Pour résumer avant de détailler, c’est le passage au droit commun avec les transferts financiers qu’il implique, qui maintient la croissance à Mayotte. Le secteur privé est toujours peu présent dans ces données qui datent de 2011.
Le chiffre du Produit Intérieur Brut (PIB), indicateur de la production d’un territoire vient d’être connu pour 2011 à Mayotte : il est de 1,57 milliard d’euros. Donc encore très faible puisque, rapportée à chaque habitant, la richesse est de 7 900 euros, contre 15 100 euros en Guyane, « le plus touché des départements après Mayotte », souligne Christian Monteil, responsable des Comptes à l’INSEE Réunion.
L’INSEE qui vient de fournir ce chiffre très attendu, mais dont il faut relativiser l’analyse puisqu’il date de 2011, indique une croissance très dynamique depuis 2005, soit 8,7% par an. La comparaison n’a pas été faite à partir de 2009, dont on a pourtant le montant, « par manque de temps et d’investissement méthodologique », explique Christian Monteil, qui vient travailler dans notre département deux fois par an.
Le premier des constats, est que l’administration publique porte plus que jamais la croissance. Sa contribution était de moitié en 2009, « elle est de 60% en 2011 essentiellement par le doublement de fonctionnaires payés par l’Etat, l’implantation de nouvelles administrations et l’augmentation des prestations sociales ».
Seul le BTP moteur chez les ménages
On peut donc toujours parler de développement économique de transfert depuis la métropole. Surtout que, pendant ce même laps de temps, l’investissement n’a pas évolué, puisqu’il n’augmente que de 15% depuis 2005. Avec une nuance, « il est très dynamique chez les ménages en raison de constructions neuves », mais reste quasiment stable pour les sociétés, et en régression chez les administrations publiques, « les problèmes du Conseil général, principal investisseur peuvent l’expliquer, mais les grèves de 2011 aussi ».

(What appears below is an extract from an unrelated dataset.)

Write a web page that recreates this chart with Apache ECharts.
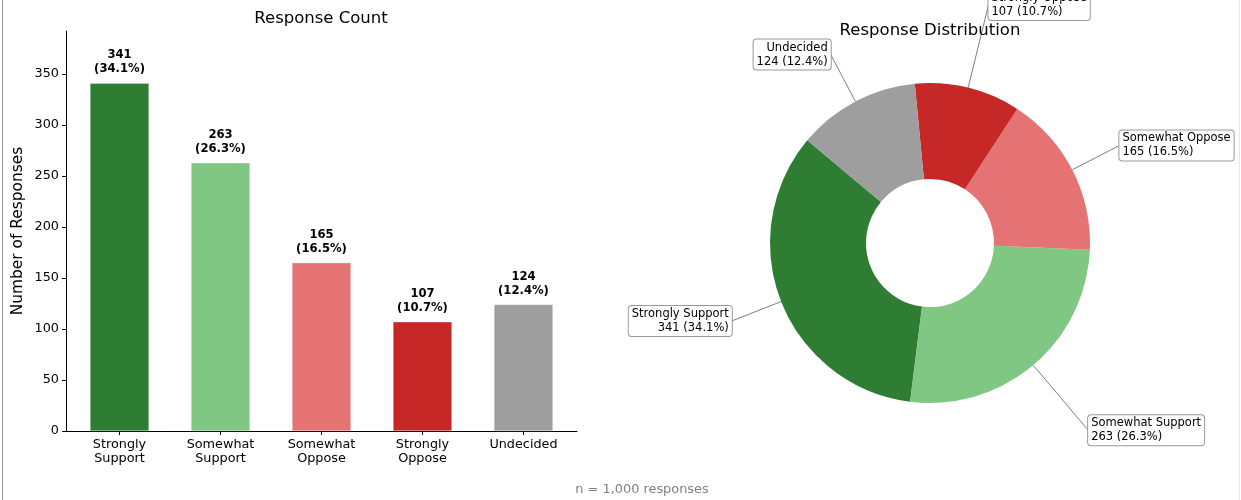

Dernière des composantes du PIB, le commerce extérieur est, on le sait fortement déficitaire à Mayotte où l’on ne fait que réexporter.

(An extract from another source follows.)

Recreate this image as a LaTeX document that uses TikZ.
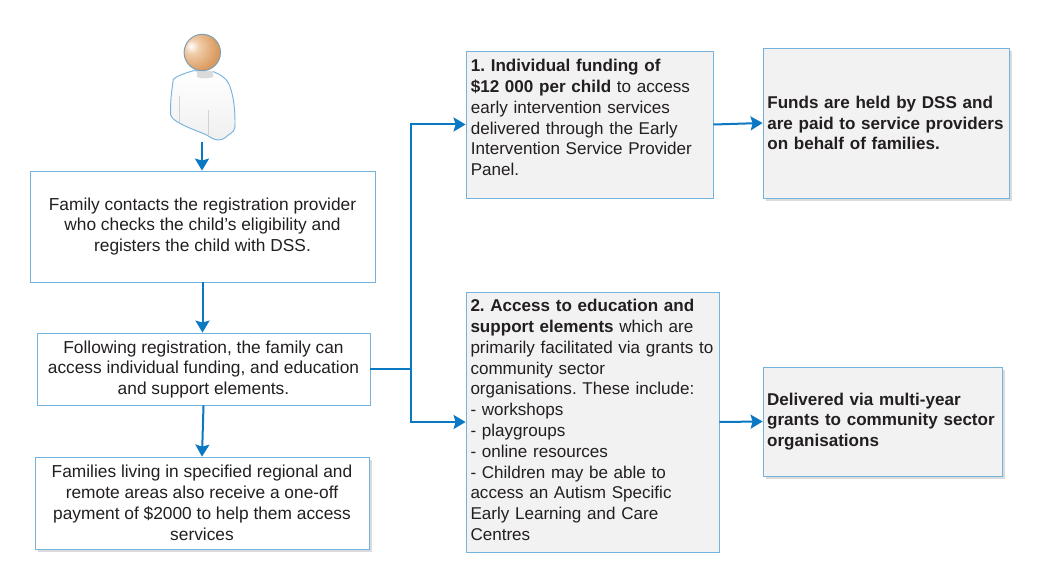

Autre moteur de la croissance, la hausse du revenu par habitant qui atteint 5 500 euros (PIB auquel on ajoute les transferts sociaux et retranche les impôts), qui n’est donc pas à imputer au développement du secteur privé, mais aux transferts nationaux. « Ce revenu est quasiment alloué à la consommation des ménages qui augmente dans la même proportion ». Leur pouvoir d’achat aurait ainsi augmenté de 35%. Pour ramener ces chiffres au nombre d’habitants, les économistes ont estimé l’évolution de la population à partir des recensement de 2007 et 2012 ».
Défaut de jeunesse
L’état des lieux fourni par l’INSEE ce lundi matin est donc peu réjouissant. Mais il aurait mérité d’être enrichi par une comparaison avec les autres DOM. Mayotte est en effet un tout jeune département (2011) quand ses sœurs ultramarines le sont depuis 1946. Or à La Réunion en 1990, la part des dépenses publiques contribuait à 74% du PIB. Il est donc possible que ce soit un défaut de jeunesse, mais il faudra réussir ce que les autres départements comme La Réunion ont entrepris : transformer cet apport financier de métropole pour créer des filières et se doter de leviers de croissance.

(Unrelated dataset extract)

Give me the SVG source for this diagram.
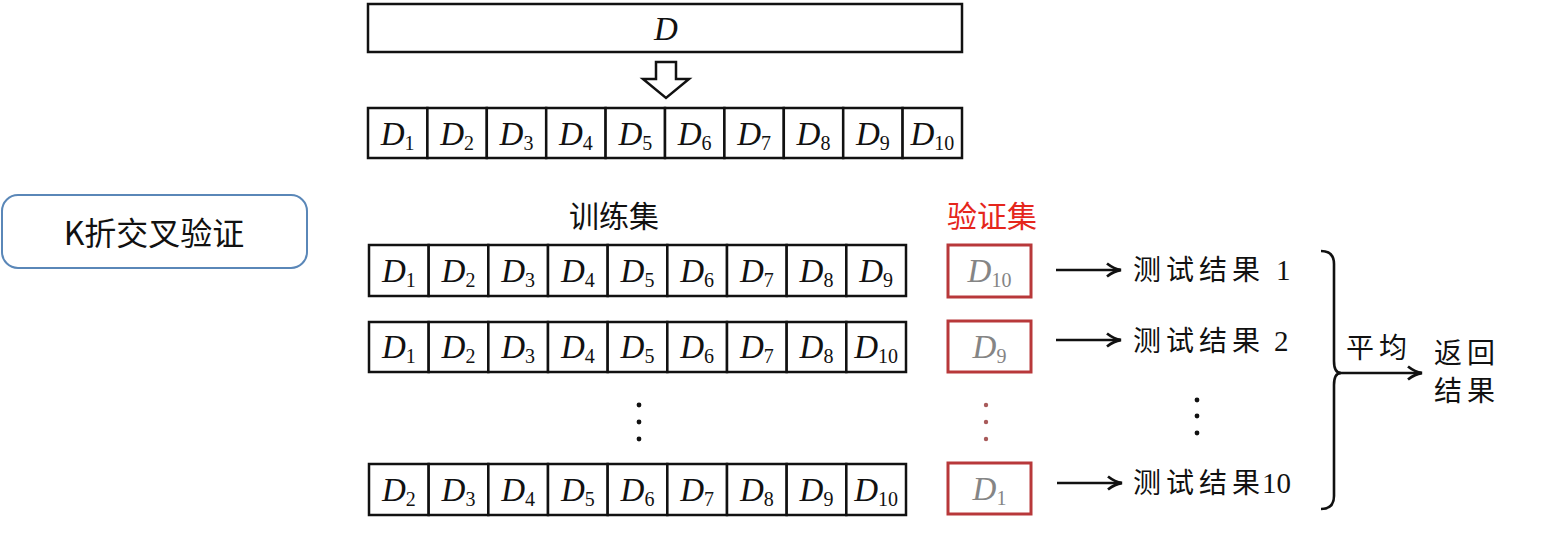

Car Mayotte se fait rattraper par Maurice où les dépenses publiques ne s’élèvent qu’à 13% du PIB, et qui dispose donc d’un potentiel de développement bien supérieur. Mayotte conserve néanmoins des atouts non encore mis en valeur, le tourisme notamment.
On peut dire merci à l’Europe et au passage de Mayotte en RUP (Région européenne) : si les chiffres des PIB 2012, 2013, 2014 doivent sortir plus rapidement, « c’est une exigence communautaire. Pour que le territoire accède aux Fonds de convergence, le PIB du territoire doit être inférieur de 75% à la moyenne européenne ».
Le département bénéficiera donc d’une réactualisation des chiffres chaque année.